Charter Communications to buy Time Warner Cable for $55bn

Charter Communications Inc – owned by media and telecoms investor John Malone – has made a $55bn cash-and-stock deal to buy Time Warner Cable Inc.

Including debt, the deal values Time Warner Cable at $78.7bn, and if it goes ahead would create the third and second largest cable operators in the US behind Comcast.

The combined firm will be a broadband services and technology company serving almost 24 million customers in 41 states.

Charter is also set to buy Bright House Networks, another cable operator, for $10.4bn.

The Time Warner Cable deal likely to come under regulatory scrutiny with the Federal Communications Commission (FCC) issuing a statement claiming it will review the deal in the public interest.

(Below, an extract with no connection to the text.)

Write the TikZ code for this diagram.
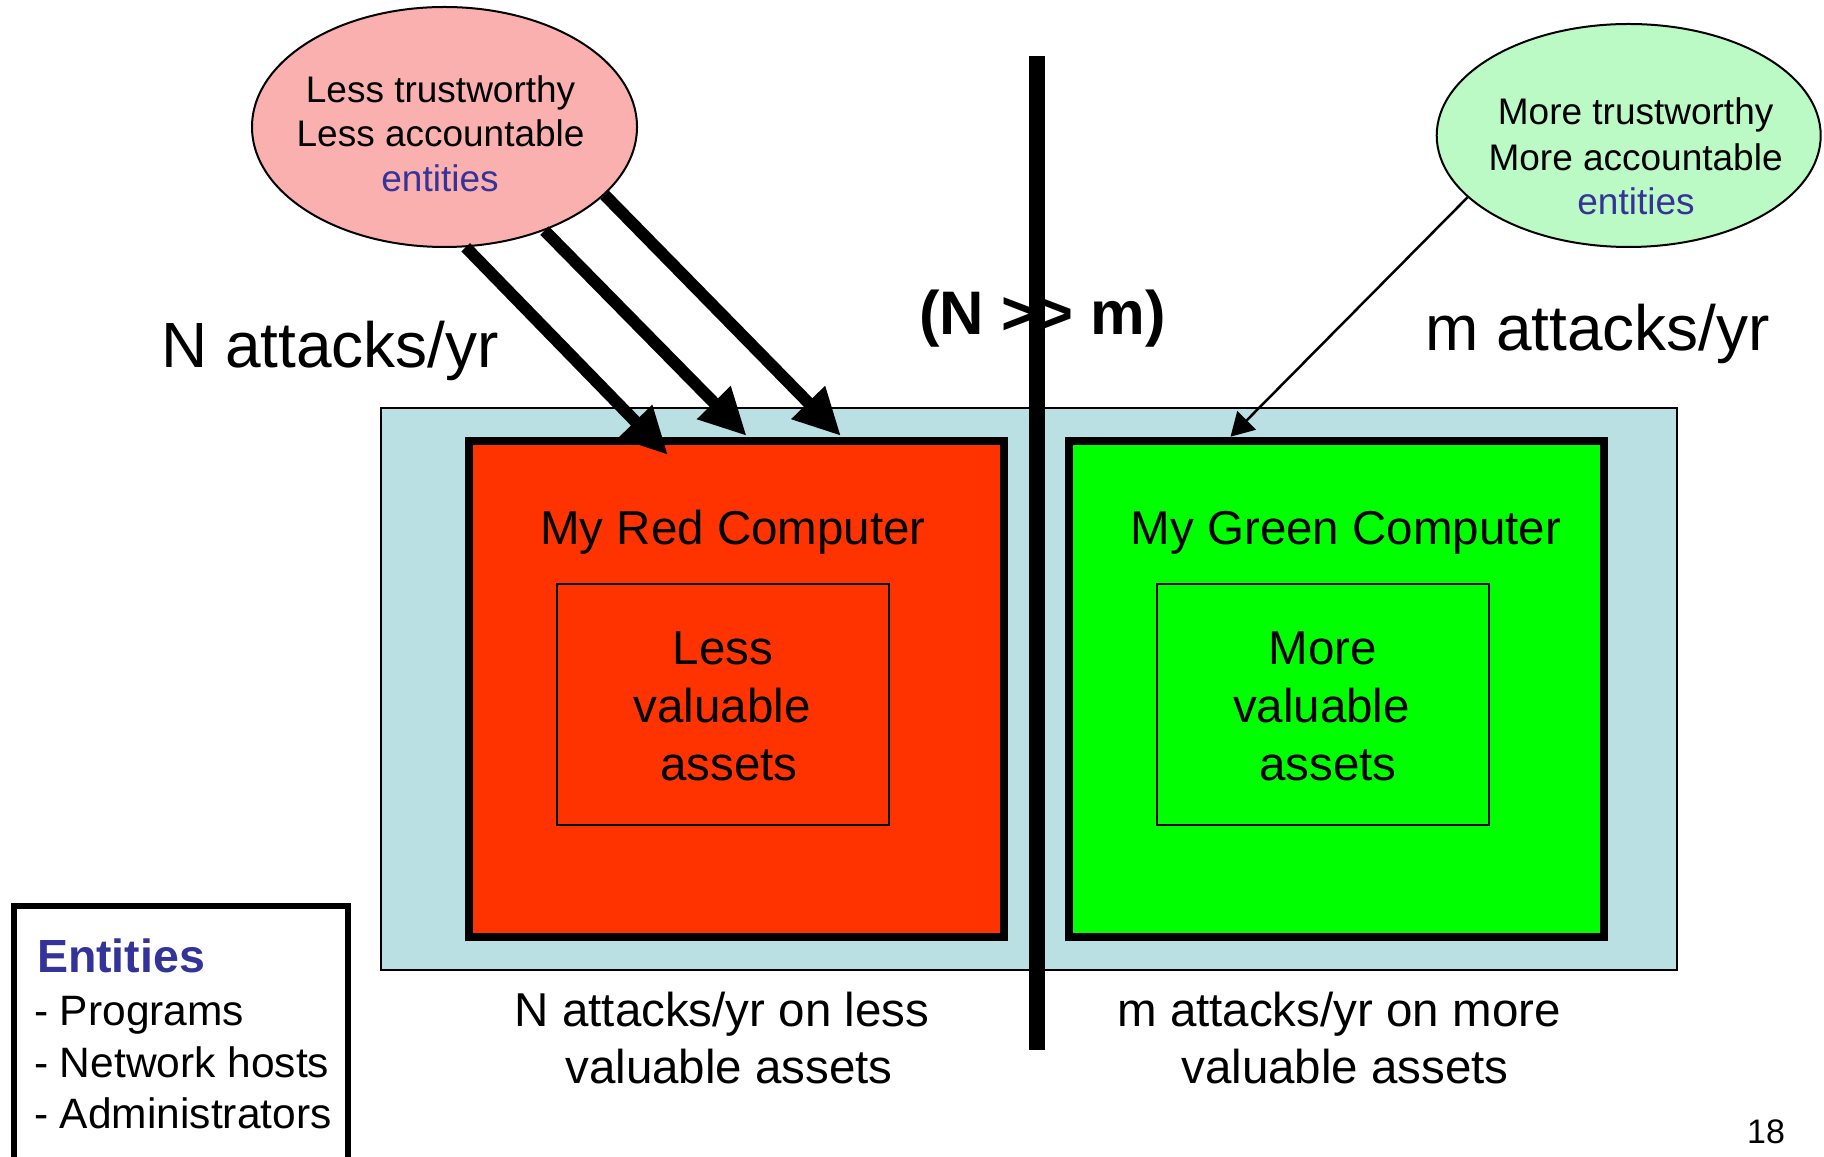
\documentclass[tikz,border=0pt]{standalone}
\usepackage{fontspec}
\setmainfont{Liberation Sans}
\usetikzlibrary{arrows.meta,shapes.geometric}
\definecolor{pinkfill}{HTML}{FBB0B0}
\definecolor{greenfill}{HTML}{BBFAC4}
\definecolor{bluefill}{HTML}{BBE0E3}
\definecolor{redfill}{HTML}{FF3300}
\definecolor{limefill}{HTML}{00FF00}
\definecolor{entblue}{HTML}{333399}
\begin{document}
\begin{tikzpicture}[x=0.4pt,y=-0.4pt,
  txt/.style={inner sep=0pt, outer sep=0pt, anchor=base},
  txtl/.style={inner sep=0pt, outer sep=0pt, anchor=base west},
  ovaltext/.style={txt, font=\fontsize{14.8pt}{17.8pt}\selectfont},
  bigtext/.style={txt, font=\fontsize{25.6pt}{30pt}\selectfont},
  midtext/.style={txt, font=\fontsize{19pt}{23pt}\selectfont},
  listtext/.style={txtl, font=\fontsize{17pt}{20.6pt}\selectfont},
  oval/.style={ellipse, draw=black, line width=0.8pt, inner sep=0pt},
  panel/.style={rectangle, draw=black, inner sep=0pt},
  bigarrow/.style={line width=4.8pt, -{Triangle[length=18.8pt,width=17.6pt]}},
  thinarrow/.style={line width=1pt, -{Triangle[length=9.2pt,width=10.4pt]}}
]
\useasboundingbox (0,0) rectangle (1824,1157);

% background panel and computers
\node[panel, fill=bluefill, line width=1pt, minimum width=518.4pt, minimum height=224.8pt] (blue) at (1029,689) {};
\node[panel, fill=redfill, line width=3.2pt, minimum width=214pt, minimum height=198.4pt] (red) at (736.5,689) {};
\node[panel, fill=limefill, line width=3.2pt, minimum width=214pt, minimum height=198.4pt] (green) at (1336.5,689) {};
\node[panel, line width=0.8pt, minimum width=132.8pt, minimum height=96.4pt] (redin) at (723,704.5) {};
\node[panel, line width=0.8pt, minimum width=132.6pt, minimum height=96.4pt] (greenin) at (1322.75,704.5) {};

% ovals
\node[oval, fill=pinkfill, minimum width=154pt, minimum height=96pt] (pink) at (444.5,127) {};
\node[oval, fill=greenfill, minimum width=153.6pt, minimum height=89.2pt] (mint) at (1628.7,135.5) {};

\node[ovaltext] (p1) at (440.6,102.5) {Less trustworthy};
\node[ovaltext] (p2) at (440.6,146.2) {Less accountable};
\node[ovaltext, text=entblue] (p3) at (440,191.3) {entities};
\node[ovaltext] (g1) at (1635.6,125) {More trustworthy};
\node[ovaltext] (g2) at (1635.6,170.5) {More accountable};
\node[ovaltext, text=entblue] (g3) at (1636,215) {entities};

% arrows
\coordinate (t1) at (668,455);
\coordinate (t2) at (746.7,436);
\coordinate (t3) at (841,436);
\coordinate (t4) at (1230.5,436.7);
\draw[bigarrow] (pink.-80.5) -- (t1);
\draw[bigarrow] (pink.-46.3) -- (t2);
\draw[bigarrow] (pink.-23.9) -- (t3);
\draw[thinarrow] (mint.201.7) -- (t4);

% labels
\node[bigtext] (nl) at (330,368) {N attacks/yr};
\node[bigtext] (ml) at (1597.5,351) {m attacks/yr};
\node[txt, font=\fontsize{24.6pt}{29pt}\selectfont\bfseries] (cmp) at (1042.5,335) {(N >{}> m)};

\node[midtext] (rt) at (733,544) {My Red Computer};
\node[midtext] (gt) at (1346,544) {My Green Computer};
\node[midtext] (ra1) at (723,664) {Less};
\node[midtext] (ra2) at (722,722.4) {valuable};
\node[midtext] (ra3) at (729,780) {assets};
\node[midtext] (ga1) at (1323,664) {More};
\node[midtext] (ga2) at (1321.5,722.4) {valuable};
\node[midtext] (ga3) at (1328,780) {assets};

\node[midtext] (rb1) at (722,1026) {N attacks/yr on less};
\node[midtext] (rb2) at (729,1083) {valuable assets};
\node[midtext] (gb1) at (1339,1026) {m attacks/yr on more};
\node[midtext] (gb2) at (1345,1083) {valuable assets};

% divider bar
\coordinate (bartop) at (1037,56);
\coordinate (barbot) at (1037,1050);
\draw[line width=6.4pt] (bartop) -- (barbot);

% entities legend
\coordinate (la) at (13.5,1175);
\coordinate (lb) at (348,906);
\coordinate (lc) at (348,1175);
\draw[line width=2.4pt] (la) |- (lb) -- (lc);
\node[txtl, text=entblue, font=\fontsize{18.6pt}{22pt}\selectfont\bfseries] (et) at (37,972) {Entities};
\node[listtext] (e1) at (34,1025.5) {- Programs};
\node[listtext] (e2) at (34,1077.5) {- Network hosts};
\node[listtext] (e3) at (34,1128.5) {- Administrators};

\node[txt, font=\fontsize{13.6pt}{16pt}\selectfont] (pg) at (1766,1143) {18};
\end{tikzpicture}
\end{document}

“In applying the public interest test, an absence of harm is not sufficient,” said FCC chairman Tom Wheeler. “The commission will look to see how American consumers would benefit if the deal were to be approved.”

A merger of Charter and Time Warner Cable, with other related deals, would create a company that controls more than 20% of the US broadband market, according to research firm MoffettNathanson.

Last month, after citing regulatory concerns, Comcast walked away from a deal to buy Time Warner Cable for $45bn.

Liberty Broadband, which currently owns about a quarter of Charter, is expected to own about 20% of the new company.